Provided material:
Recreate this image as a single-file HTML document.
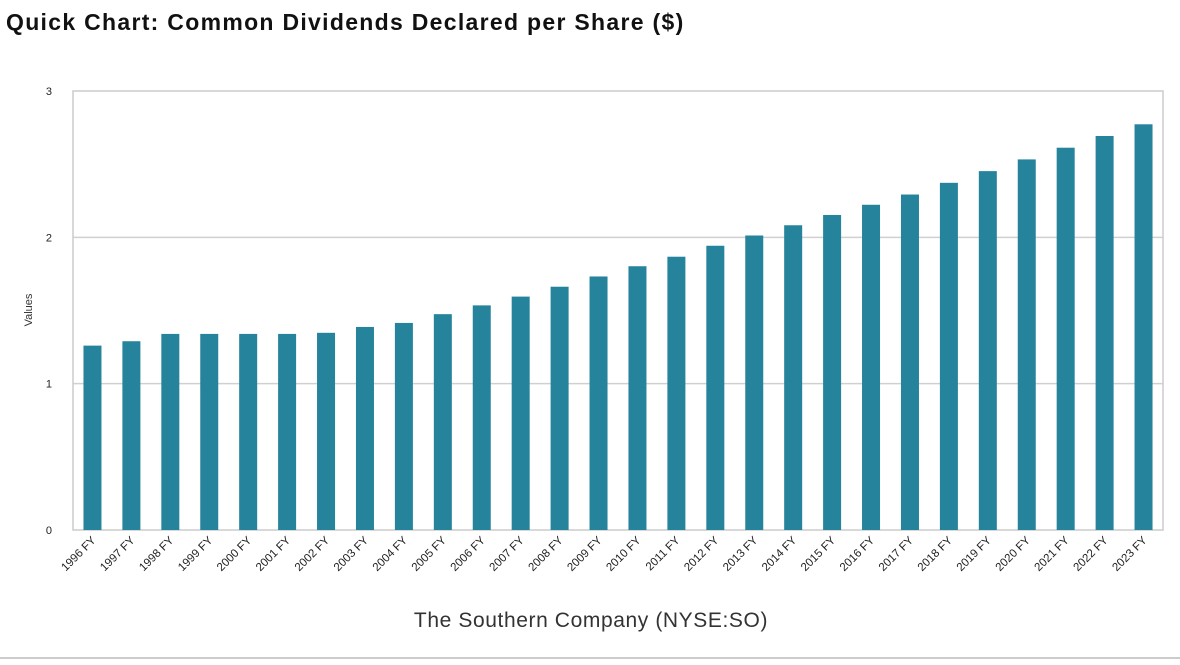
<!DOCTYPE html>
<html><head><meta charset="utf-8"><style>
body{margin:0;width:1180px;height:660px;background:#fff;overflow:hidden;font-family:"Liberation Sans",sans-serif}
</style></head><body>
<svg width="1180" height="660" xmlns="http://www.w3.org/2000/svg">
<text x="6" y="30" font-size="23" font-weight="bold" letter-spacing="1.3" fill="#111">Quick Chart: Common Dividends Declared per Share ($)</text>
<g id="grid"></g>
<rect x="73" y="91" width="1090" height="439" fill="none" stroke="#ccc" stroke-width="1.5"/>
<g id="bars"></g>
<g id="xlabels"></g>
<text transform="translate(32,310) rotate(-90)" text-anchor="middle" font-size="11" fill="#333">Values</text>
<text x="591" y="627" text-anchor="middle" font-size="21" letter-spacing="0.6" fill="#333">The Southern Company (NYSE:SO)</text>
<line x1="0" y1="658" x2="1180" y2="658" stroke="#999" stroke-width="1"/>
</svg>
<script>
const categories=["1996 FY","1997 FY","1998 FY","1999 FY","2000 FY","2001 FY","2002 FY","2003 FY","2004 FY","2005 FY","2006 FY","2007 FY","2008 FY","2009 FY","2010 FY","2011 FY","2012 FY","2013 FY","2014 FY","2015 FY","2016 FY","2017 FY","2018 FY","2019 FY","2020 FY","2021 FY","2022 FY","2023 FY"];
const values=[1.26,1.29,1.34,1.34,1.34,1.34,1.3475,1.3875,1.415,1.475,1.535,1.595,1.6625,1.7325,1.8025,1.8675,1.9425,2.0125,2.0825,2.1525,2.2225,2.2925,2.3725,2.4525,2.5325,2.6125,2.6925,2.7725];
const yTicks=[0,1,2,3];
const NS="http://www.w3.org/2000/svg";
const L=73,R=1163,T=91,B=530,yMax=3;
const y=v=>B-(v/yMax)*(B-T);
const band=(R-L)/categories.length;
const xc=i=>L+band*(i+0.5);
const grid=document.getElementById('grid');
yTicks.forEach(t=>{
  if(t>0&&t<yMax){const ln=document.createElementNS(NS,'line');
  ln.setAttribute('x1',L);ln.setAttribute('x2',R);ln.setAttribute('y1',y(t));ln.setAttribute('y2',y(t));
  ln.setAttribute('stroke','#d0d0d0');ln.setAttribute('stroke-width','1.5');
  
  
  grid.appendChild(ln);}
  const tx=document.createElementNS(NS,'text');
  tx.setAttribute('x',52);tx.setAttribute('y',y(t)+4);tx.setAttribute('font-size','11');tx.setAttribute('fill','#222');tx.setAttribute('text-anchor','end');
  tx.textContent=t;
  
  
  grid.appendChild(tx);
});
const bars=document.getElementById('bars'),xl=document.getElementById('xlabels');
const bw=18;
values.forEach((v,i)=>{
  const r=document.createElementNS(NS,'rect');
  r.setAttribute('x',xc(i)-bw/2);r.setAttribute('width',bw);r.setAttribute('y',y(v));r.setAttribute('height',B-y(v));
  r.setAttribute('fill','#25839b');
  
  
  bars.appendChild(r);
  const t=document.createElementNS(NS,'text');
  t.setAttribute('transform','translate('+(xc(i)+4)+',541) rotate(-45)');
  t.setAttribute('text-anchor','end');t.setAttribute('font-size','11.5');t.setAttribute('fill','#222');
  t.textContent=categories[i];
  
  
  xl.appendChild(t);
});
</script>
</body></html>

Written problem: Reproduce every line precisely as given, omitting all pictures.

Written answer:
Recreate this image as a single-file HTML document.
<!DOCTYPE html>
<html><head><meta charset="utf-8"><style>
body{margin:0;width:1180px;height:660px;background:#fff;overflow:hidden;font-family:"Liberation Sans",sans-serif}
</style></head><body>
<svg width="1180" height="660" xmlns="http://www.w3.org/2000/svg">
<text x="6" y="30" font-size="23" font-weight="bold" letter-spacing="1.3" fill="#111">Quick Chart: Common Dividends Declared per Share ($)</text>
<g id="grid"></g>
<rect x="73" y="91" width="1090" height="439" fill="none" stroke="#ccc" stroke-width="1.5"/>
<g id="bars"></g>
<g id="xlabels"></g>
<text transform="translate(32,310) rotate(-90)" text-anchor="middle" font-size="11" fill="#333">Values</text>
<text x="591" y="627" text-anchor="middle" font-size="21" letter-spacing="0.6" fill="#333">The Southern Company (NYSE:SO)</text>
<line x1="0" y1="658" x2="1180" y2="658" stroke="#999" stroke-width="1"/>
</svg>
<script>
const categories=["1996 FY","1997 FY","1998 FY","1999 FY","2000 FY","2001 FY","2002 FY","2003 FY","2004 FY","2005 FY","2006 FY","2007 FY","2008 FY","2009 FY","2010 FY","2011 FY","2012 FY","2013 FY","2014 FY","2015 FY","2016 FY","2017 FY","2018 FY","2019 FY","2020 FY","2021 FY","2022 FY","2023 FY"];
const values=[1.26,1.29,1.34,1.34,1.34,1.34,1.3475,1.3875,1.415,1.475,1.535,1.595,1.6625,1.7325,1.8025,1.8675,1.9425,2.0125,2.0825,2.1525,2.2225,2.2925,2.3725,2.4525,2.5325,2.6125,2.6925,2.7725];
const yTicks=[0,1,2,3];
const NS="http://www.w3.org/2000/svg";
const L=73,R=1163,T=91,B=530,yMax=3;
const y=v=>B-(v/yMax)*(B-T);
const band=(R-L)/categories.length;
const xc=i=>L+band*(i+0.5);
const grid=document.getElementById('grid');
yTicks.forEach(t=>{
  if(t>0&&t<yMax){const ln=document.createElementNS(NS,'line');
  ln.setAttribute('x1',L);ln.setAttribute('x2',R);ln.setAttribute('y1',y(t));ln.setAttribute('y2',y(t));
  ln.setAttribute('stroke','#d0d0d0');ln.setAttribute('stroke-width','1.5');
  
  
  grid.appendChild(ln);}
  const tx=document.createElementNS(NS,'text');
  tx.setAttribute('x',52);tx.setAttribute('y',y(t)+4);tx.setAttribute('font-size','11');tx.setAttribute('fill','#222');tx.setAttribute('text-anchor','end');
  tx.textContent=t;
  
  
  grid.appendChild(tx);
});
const bars=document.getElementById('bars'),xl=document.getElementById('xlabels');
const bw=18;
values.forEach((v,i)=>{
  const r=document.createElementNS(NS,'rect');
  r.setAttribute('x',xc(i)-bw/2);r.setAttribute('width',bw);r.setAttribute('y',y(v));r.setAttribute('height',B-y(v));
  r.setAttribute('fill','#25839b');
  
  
  bars.appendChild(r);
  const t=document.createElementNS(NS,'text');
  t.setAttribute('transform','translate('+(xc(i)+4)+',541) rotate(-45)');
  t.setAttribute('text-anchor','end');t.setAttribute('font-size','11.5');t.setAttribute('fill','#222');
  t.textContent=categories[i];
  
  
  xl.appendChild(t);
});
</script>
</body></html>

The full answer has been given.